Звёздная болезнь, или Зрелые годы мизантропа. Роман. Том II - стр. 65
Просматривая американские газеты, Петр не делал над собой больших усилий, чтобы поддерживать разговор с антикваром. Тот не переставал балагурить и на невнимание к себе не обижался. Делясь своими планами на время пребывания в Нью-Йорке, Ломбер тоже жаловался на переворот в его планах (да ведь собирался лететь в Женеву, а не в Нью-Йорк!), взывал к сочувствию по поводу своего «катастрофического» безволия, поскольку недавно завязал с курением, но день назад опять не выдержал, сорвался, закурил, и вот теперь приходилось начинать всё сначала. После завтрака, после бокала шампанского, Ломбер окончательно расслабился и вовсю заигрывал с костлявой, как старушка, но миловидной бортпроводницей, в который раз подзывал ее, о чем-то на ухо просил, отчего та розовела, поводила бровями, становилась задумчиво-раздраженной, но старалась сохранить на лице улыбку. Затем Ломбер стал рассказывать о своем антикварном магазине, уверял, что настоящие знатоки, что-то смыслящие в антиквариате, давно перевелись и что большинство его собратьев по профессии давно не в состоянии отличить дешевки от подлинника. В подтверждение своих слов антиквар принялся рассказывать о недавно случившемся с ним лично:
– Заходит в магазин посетитель, всё пересмотрел и наконец садится. Мы вроде не знакомы, но по виду – клиент. Просидел минут тридцать, опять всё пересмотрел. «Возьму, – говорит, – вот эту. Цену снизить можете?» Я говорю, что могу. «Тогда я такси отпущу…» Вышел, вернулся назад: «У вас не будет пятьсот франков в счет покупки? Я такси отпущу…» Я даю ему пятьсот франков. Он уходит платить – и что-то нет его. Выхожу на улицу – ни души. Исчез! Ни его, ни денег. Ну разве не гениально?.. Таких я уважаю. Если бы все с такими усилиями зарабатывали себе на хлеб…
По прилете стояла испепеляющая жара. Все трое тут же расстались с пиджаками. Но пока вышагивали к стоянке такси, успели взмокнуть и в рубашках. Затем такси долго тащилось до гостиницы. Повсюду тянулись пробки. Жосс и Ломбер обкуривали пожилого, некурящего шофера со сморщенным в гармошку лысым затылком, который не осмелился запретить им курить, решив, видимо, что, побаловав немного троих мужчин-иностранцев в костюмах, получит от них неплохие чаевые, и теперь явно жалел о своем попустительстве.
Еще более взбудораженный, чем во время полета, Ломбер опять что-то объяснял, показывал то в одну сторону, то в другую, затем куда-то вдаль, за мост.
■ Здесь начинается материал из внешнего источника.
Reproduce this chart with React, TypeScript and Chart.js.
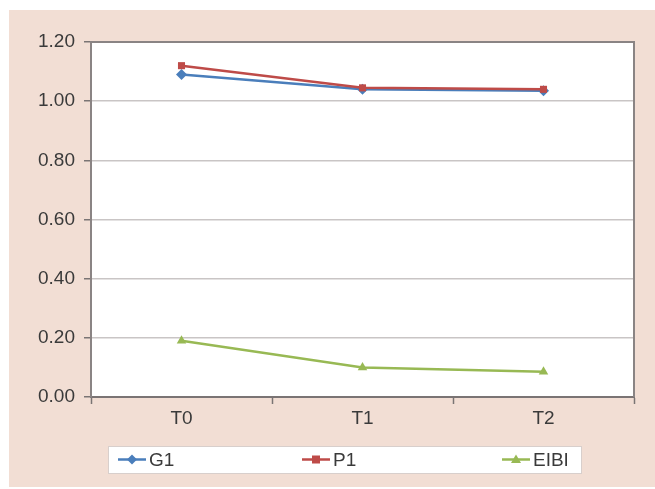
import React, { useEffect, useRef } from "react";
import { Chart, registerables } from "chart.js";

Chart.register(...registerables);

const categories = ["T0", "T1", "T2"];
const seriesNames = ["G1", "P1", "EIBI"];
const g1Values = [1.09, 1.04, 1.035];
const p1Values = [1.12, 1.045, 1.04];
const eibiValues = [0.19, 0.1, 0.085];
const yTicks = [0, 0.2, 0.4, 0.6, 0.8, 1.0, 1.2];

const colors = ["#4a7ebb", "#be4b48", "#98b954"];
const pointStyles = ["rectRot", "rect", "triangle"] as const;
const drawOrder = [1, 0, 2];

const BG = "#f2ded4";
const FONT = "Liberation Sans, Arial, sans-serif";
const FONT_SIZE = 19;

function drawMarker(ctx: CanvasRenderingContext2D, style: string, x: number, y: number, r: number) {
  ctx.beginPath();
  if (style === "rectRot") {
    ctx.moveTo(x, y - r);
    ctx.lineTo(x + r, y);
    ctx.lineTo(x, y + r);
    ctx.lineTo(x - r, y);
  } else if (style === "rect") {
    ctx.rect(x - r * 0.8, y - r * 0.8, r * 1.6, r * 1.6);
  } else {
    ctx.moveTo(x, y - r);
    ctx.lineTo(x + r, y + r * 0.7);
    ctx.lineTo(x - r, y + r * 0.7);
  }
  ctx.closePath();
  ctx.fill();
}

const framePlugin = {
  id: "framePlugin",
  beforeDraw(chart: any) {
    const { ctx, chartArea, width, height } = chart;
    ctx.save();
    ctx.fillStyle = BG;
    ctx.fillRect(0, 0, width, height);
    ctx.fillStyle = "#ffffff";
    ctx.fillRect(chartArea.left, chartArea.top, chartArea.right - chartArea.left, chartArea.bottom - chartArea.top);
    ctx.restore();
  },
  afterDatasetsDraw(chart: any) {
    const { ctx, chartArea } = chart;
    ctx.save();
    ctx.strokeStyle = "#8a8484";
    ctx.lineWidth = 2;
    ctx.beginPath();
    ctx.moveTo(chartArea.left, chartArea.top);
    ctx.lineTo(chartArea.right, chartArea.top);
    ctx.lineTo(chartArea.right, chartArea.bottom);
    ctx.stroke();
    ctx.restore();
  },
  afterDraw(chart: any) {
    const { ctx } = chart;
    const boxL = 99;
    const boxR = 572;
    const boxT = 436;
    const boxB = 463;
    const itemX = [109, 293, 493];
    const cy = (boxT + boxB) / 2;
    ctx.save();
    ctx.fillStyle = "#ffffff";
    ctx.fillRect(boxL, boxT, boxR - boxL, boxB - boxT);
    ctx.strokeStyle = "#d8cfcc";
    ctx.lineWidth = 1;
    ctx.strokeRect(boxL + 0.5, boxT + 0.5, boxR - boxL, boxB - boxT);
    chart.data.datasets.forEach((ds: any, i: number) => {
      const x0 = itemX[i];
      ctx.strokeStyle = ds.borderColor;
      ctx.lineWidth = 2.5;
      ctx.beginPath();
      ctx.moveTo(x0, cy);
      ctx.lineTo(x0 + 28, cy);
      ctx.stroke();
      ctx.fillStyle = ds.backgroundColor;
      drawMarker(ctx, ds.pointStyle, x0 + 14, cy, 5);
      ctx.fillStyle = "#3a3a3a";
      ctx.font = `${FONT_SIZE}px ${FONT}`;
      ctx.textBaseline = "middle";
      ctx.textAlign = "left";
      ctx.fillText(ds.label, x0 + 31, cy + 1);
    });
    ctx.restore();
  },
};

export default function App() {
  const ref = useRef<HTMLCanvasElement | null>(null);
  useEffect(() => {
    if (!ref.current) return;
    const allSeries = [g1Values, p1Values, eibiValues];
    const chart = new Chart(ref.current, {
      type: "line",
      data: {
        labels: categories,
        datasets: allSeries.map((vals, i) => ({
          label: seriesNames[i],
          data: vals,
          order: drawOrder[i],
          borderColor: colors[i],
          backgroundColor: colors[i],
          pointStyle: pointStyles[i],
          pointRadius: i === 1 ? 5 : 5.5,
          pointBorderWidth: 0,
          borderWidth: 2.5,
          tension: 0,
        })),
      },
      options: {
        animation: false,
        responsive: false,
        devicePixelRatio: 1,
        layout: { padding: { left: 0, top: 32, right: 21, bottom: 0 } },
        plugins: { legend: { display: false }, tooltip: { enabled: false } },
        scales: {
          x: {
            type: "category",
            offset: true,
            grid: {
              offset: true,
              drawOnChartArea: false,
              drawTicks: true,
              tickLength: 7,
              tickColor: "#7a7474",
              tickWidth: 1.5,
            },
            border: { display: true, color: "#7a7474", width: 2 },
            ticks: { color: "#3a3a3a", font: { family: FONT, size: FONT_SIZE }, padding: 3 },
            afterFit(scale: any) {
              scale.height = 90;
            },
          },
          y: {
            min: 0,
            max: 1.2,
            afterBuildTicks(scale: any) {
              scale.ticks = yTicks.map((v) => ({ value: v }));
            },
            grid: {
              color: "#c9c5c5",
              lineWidth: 1.5,
              tickLength: 7,
              tickColor: "#7a7474",
              tickWidth: 1.5,
            },
            border: { display: true, color: "#8a8484", width: 2 },
            ticks: {
              color: "#3a3a3a",
              font: { family: FONT, size: FONT_SIZE },
              padding: 9,
              callback: (v: any) => Number(v).toFixed(2),
            },
            afterFit(scale: any) {
              scale.width = 82;
            },
          },
        },
      },
      plugins: [framePlugin],
    });
    return () => chart.destroy();
  }, []);
  return (
    <div style={{ position: "absolute", left: 9, top: 10, width: 646, height: 477 }}>
      <canvas ref={ref} width={646} height={477} style={{ width: 646, height: 477, display: "block" }} />
    </div>
  );
}
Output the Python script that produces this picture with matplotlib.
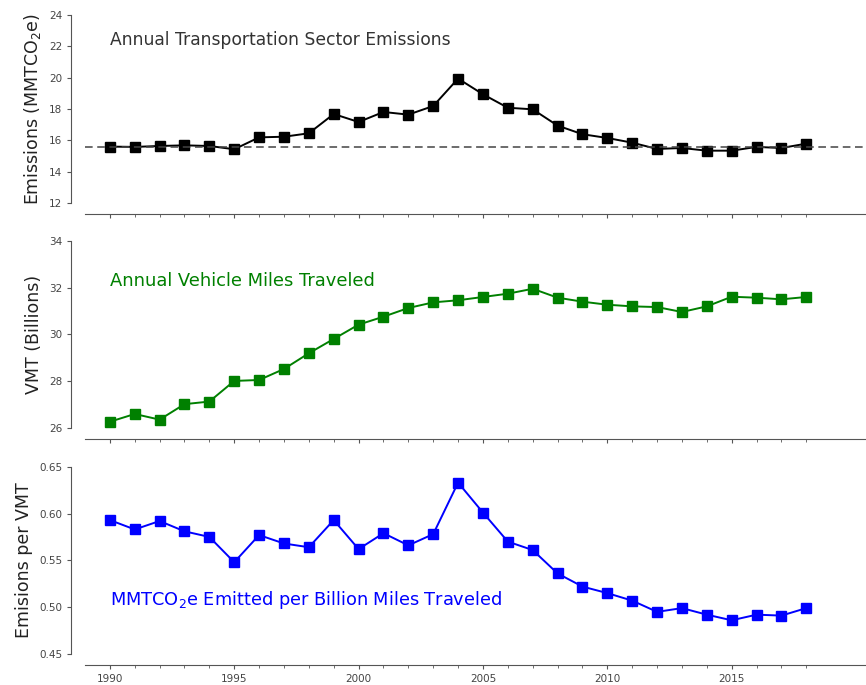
import numpy as np
import matplotlib
matplotlib.use("Agg")
import matplotlib.pyplot as plt
from matplotlib.ticker import MultipleLocator, FixedLocator

years = list(range(1990, 2019))
major_years = [1990, 1995, 2000, 2005, 2010, 2015]

emissions = [15.60, 15.58, 15.64, 15.68, 15.64, 15.43, 16.19, 16.23, 16.45, 17.68,
             17.17, 17.81, 17.64, 18.19, 19.94, 18.94, 18.08, 17.98, 16.94, 16.39,
             16.15, 15.85, 15.45, 15.51, 15.34, 15.34, 15.58, 15.51, 15.79]

vmt = [26.28, 26.61, 26.37, 27.03, 27.14, 28.02, 28.06, 28.53, 29.20, 29.81,
       30.42, 30.76, 31.13, 31.37, 31.46, 31.60, 31.74, 31.95, 31.57, 31.40,
       31.27, 31.20, 31.17, 30.96, 31.20, 31.61, 31.57, 31.50, 31.60]

per_vmt = [0.593, 0.583, 0.592, 0.581, 0.575, 0.548, 0.577, 0.568, 0.564, 0.593,
           0.562, 0.579, 0.566, 0.578, 0.633, 0.601, 0.570, 0.561, 0.536, 0.522,
           0.515, 0.507, 0.495, 0.499, 0.492, 0.486, 0.492, 0.491, 0.499]

W, H = 866, 685
fig = plt.figure(figsize=(W / 100, H / 100), dpi=100)

left = 85 / W
width = 1 - left
panels = [
    (203, 188),
    (428.3, 187.6),
    (654, 187.3),
]
axes = [fig.add_axes([left, 1 - b / H, width, h / H]) for b, h in panels]

series = [
    (emissions, 'black', (12, 24), 2, 'Emissions (MMTCO$_2$e)',
     'Annual Transportation Sector Emissions', '#333333', 22.4, 12.35),
    (vmt, 'green', (26, 34), 2, 'VMT (Billions)',
     'Annual Vehicle Miles Traveled', 'green', 32.3, 12.9),
    (per_vmt, 'blue', (0.45, 0.65), 0.05, 'Emisions per VMT',
     'MMTCO$_2$e Emitted per Billion Miles Traveled', 'blue', 0.508, 12.8),
]

for ax, (vals, col, ylim, step, ylab, label, tcol, ty, tsize) in zip(axes, series):
    ax.plot(years, vals, color=col, marker='s', markersize=7, linewidth=1.4)
    ax.set_xlim(1989, 2020.4)
    ax.set_ylim(*ylim)
    ax.yaxis.set_major_locator(MultipleLocator(step))
    ax.xaxis.set_major_locator(FixedLocator(major_years))
    ax.xaxis.set_minor_locator(FixedLocator(years))
    ax.set_ylabel(ylab, fontsize=12.5, color='#222222', labelpad=4)
    ax.text(1990, ty, label, color=tcol, fontsize=tsize, va='center', ha='left')
    for s in ['top', 'right']:
        ax.spines[s].set_visible(False)
    ax.spines['left'].set_position(('outward', 10))
    ax.spines['bottom'].set_position(('outward', 8))
    for s in ['left', 'bottom']:
        ax.spines[s].set_color('#555555')
    ax.tick_params(axis='both', which='major', labelsize=7.5, colors='#555555',
                   labelcolor='#444444', length=3)
    ax.tick_params(axis='x', which='minor', length=2, colors='#555555')

axes[0].axhline(emissions[0], color='#444444', linestyle='--', linewidth=1.1,
                dashes=(5, 3))
axes[0].tick_params(axis='x', labelbottom=False)
axes[1].tick_params(axis='x', labelbottom=False)
axes[0].yaxis.set_major_formatter(plt.FuncFormatter(lambda v, p: f'{v:.0f}'))
axes[1].yaxis.set_major_formatter(plt.FuncFormatter(lambda v, p: f'{v:.0f}'))
axes[2].yaxis.set_major_formatter(plt.FuncFormatter(lambda v, p: f'{v:.2f}'))

fig.savefig('out.png', dpi=100)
Петр следил за его жестами, ловил себя на мысли, что с тех пор, как он побывал здесь в последний раз несколько лет тому назад, многое изменилось. Кроме мостов да общеизвестных видов на город городов он практически ничего не узнавал. Жосс, с сонной, застывшей улыбкой, какой-то оглушенный и шумом города и жарой, как и во время полета, к дискуссиям оставался безразличен…
В вестибюле гостиницы стояла спасительная прохлада. Чтобы не отстать от своих чемоданов, которые прислуга торопливо понесла в номера, в разные концы бесконечных коридоров, пришлось друг с другом расстаться.
Поднявшись в свой номер, Петр попросил открыть окна и около двадцати минут отлеживался в исполинских размеров ванне, наполнив ее холодной водой, а затем сидел перед окном, из которого тянул теплый ветер, разглядывал бескрайний вид на город, такой же, как и все города на свете, и ловил себя на странной мысли, что ветер здесь всё же не такой, как дома, в Париже или в Версале. Воздух был насыщен другими запахами.